----- Information supplied

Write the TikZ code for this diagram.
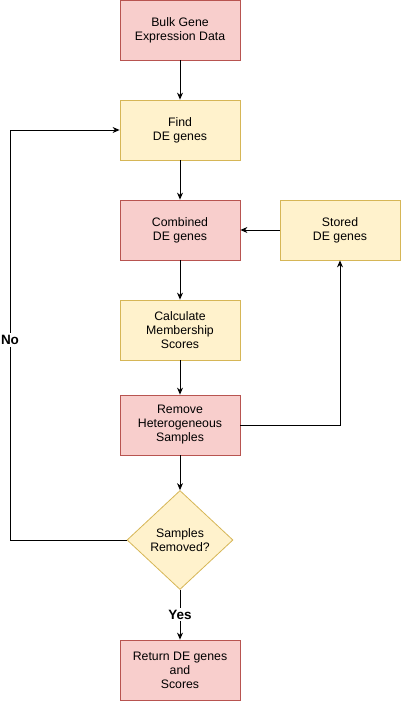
\documentclass[tikz,border=0pt]{standalone}
\usepackage{fontspec}
\setmainfont{Liberation Sans}
\usetikzlibrary{arrows.meta,shapes.geometric}
\definecolor{redfill}{HTML}{F8CECC}
\definecolor{redline}{HTML}{B85450}
\definecolor{yelfill}{HTML}{FFF2CC}
\definecolor{yelline}{HTML}{D6B656}
\begin{document}
\begin{tikzpicture}[x=1pt, y=-1pt, font=\fontsize{12.3}{14}\selectfont]
    \tikzstyle{box_red} = [rectangle, draw=redline, fill=redfill, minimum width=120pt, minimum height=60pt, align=center, inner sep=0pt, line width=0.8pt]
    \tikzstyle{box_yel} = [rectangle, draw=yelline, fill=yelfill, minimum width=120pt, minimum height=60pt, align=center, inner sep=0pt, line width=0.8pt]
    \tikzstyle{decision} = [diamond, draw=yelline, fill=yelfill, minimum width=106pt, minimum height=99pt, aspect=1.07, align=center, inner sep=0pt, line width=0.8pt]
    \tikzstyle{edge_style} = [draw=black, line width=0.9pt, -{Stealth[length=7pt, width=6pt]}]
    \tikzstyle{edge_label} = [fill=white, inner sep=2pt, font=\fontsize{13.5}{15}\selectfont\bfseries]
    \useasboundingbox (0,0) rectangle (401,701);
    \node[box_red] (bulk) at (180,30) {Bulk Gene\\Expression Data};
    \node[box_yel] (find) at (180,130) {Find\\DE genes};
    \node[box_red] (comb) at (180,230) {Combined\\DE genes};
    \node[box_yel] (stored) at (340,230) {Stored\\DE genes};
    \node[box_yel] (calc) at (180,330) {Calculate\\Membership\\Scores};
    \node[box_red] (remove) at (180,425) {Remove\\Heterogeneous\\Samples};
    \node[decision] (check) at (180,540) {Samples\\Removed?};
    \node[box_red] (ret) at (180,670) {Return DE genes\\and\\Scores};

    \coordinate (loop_bot) at (10,540);
    \coordinate (loop_top) at (10,130);
    \coordinate (side) at (340,425);

    \draw[edge_style]  (bulk) -- (find);
    \draw[edge_style]  (find) -- (comb);
    \draw[edge_style]  (comb) -- (calc);
    \draw[edge_style]  (calc) -- (remove);
    \draw[edge_style]  (remove) -- (check);
    \draw[edge_style]  (stored) -- (comb);
    \draw[edge_style]  (remove.east) -- (side) -- (stored.south);
    \draw[edge_style]  (check.west) -- (loop_bot) -- node[edge_label, pos=0.488] (no) {No} (loop_top) -- (find.west);
    \draw[edge_style]  (check.south) -- node[edge_label, pos=0.5] (yes) {Yes} (ret.north);
\end{tikzpicture}
\end{document}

----------

What needs to be done:
Transcribe the material as is, with images omitted.

Exercise answer:
Write the TikZ code for this diagram.
\documentclass[tikz,border=0pt]{standalone}
\usepackage{fontspec}
\setmainfont{Liberation Sans}
\usetikzlibrary{arrows.meta,shapes.geometric}
\definecolor{redfill}{HTML}{F8CECC}
\definecolor{redline}{HTML}{B85450}
\definecolor{yelfill}{HTML}{FFF2CC}
\definecolor{yelline}{HTML}{D6B656}
\begin{document}
\begin{tikzpicture}[x=1pt, y=-1pt, font=\fontsize{12.3}{14}\selectfont]
    \tikzstyle{box_red} = [rectangle, draw=redline, fill=redfill, minimum width=120pt, minimum height=60pt, align=center, inner sep=0pt, line width=0.8pt]
    \tikzstyle{box_yel} = [rectangle, draw=yelline, fill=yelfill, minimum width=120pt, minimum height=60pt, align=center, inner sep=0pt, line width=0.8pt]
    \tikzstyle{decision} = [diamond, draw=yelline, fill=yelfill, minimum width=106pt, minimum height=99pt, aspect=1.07, align=center, inner sep=0pt, line width=0.8pt]
    \tikzstyle{edge_style} = [draw=black, line width=0.9pt, -{Stealth[length=7pt, width=6pt]}]
    \tikzstyle{edge_label} = [fill=white, inner sep=2pt, font=\fontsize{13.5}{15}\selectfont\bfseries]
    \useasboundingbox (0,0) rectangle (401,701);
    \node[box_red] (bulk) at (180,30) {Bulk Gene\\Expression Data};
    \node[box_yel] (find) at (180,130) {Find\\DE genes};
    \node[box_red] (comb) at (180,230) {Combined\\DE genes};
    \node[box_yel] (stored) at (340,230) {Stored\\DE genes};
    \node[box_yel] (calc) at (180,330) {Calculate\\Membership\\Scores};
    \node[box_red] (remove) at (180,425) {Remove\\Heterogeneous\\Samples};
    \node[decision] (check) at (180,540) {Samples\\Removed?};
    \node[box_red] (ret) at (180,670) {Return DE genes\\and\\Scores};

    \coordinate (loop_bot) at (10,540);
    \coordinate (loop_top) at (10,130);
    \coordinate (side) at (340,425);

    \draw[edge_style]  (bulk) -- (find);
    \draw[edge_style]  (find) -- (comb);
    \draw[edge_style]  (comb) -- (calc);
    \draw[edge_style]  (calc) -- (remove);
    \draw[edge_style]  (remove) -- (check);
    \draw[edge_style]  (stored) -- (comb);
    \draw[edge_style]  (remove.east) -- (side) -- (stored.south);
    \draw[edge_style]  (check.west) -- (loop_bot) -- node[edge_label, pos=0.488] (no) {No} (loop_top) -- (find.west);
    \draw[edge_style]  (check.south) -- node[edge_label, pos=0.5] (yes) {Yes} (ret.north);
\end{tikzpicture}
\end{document}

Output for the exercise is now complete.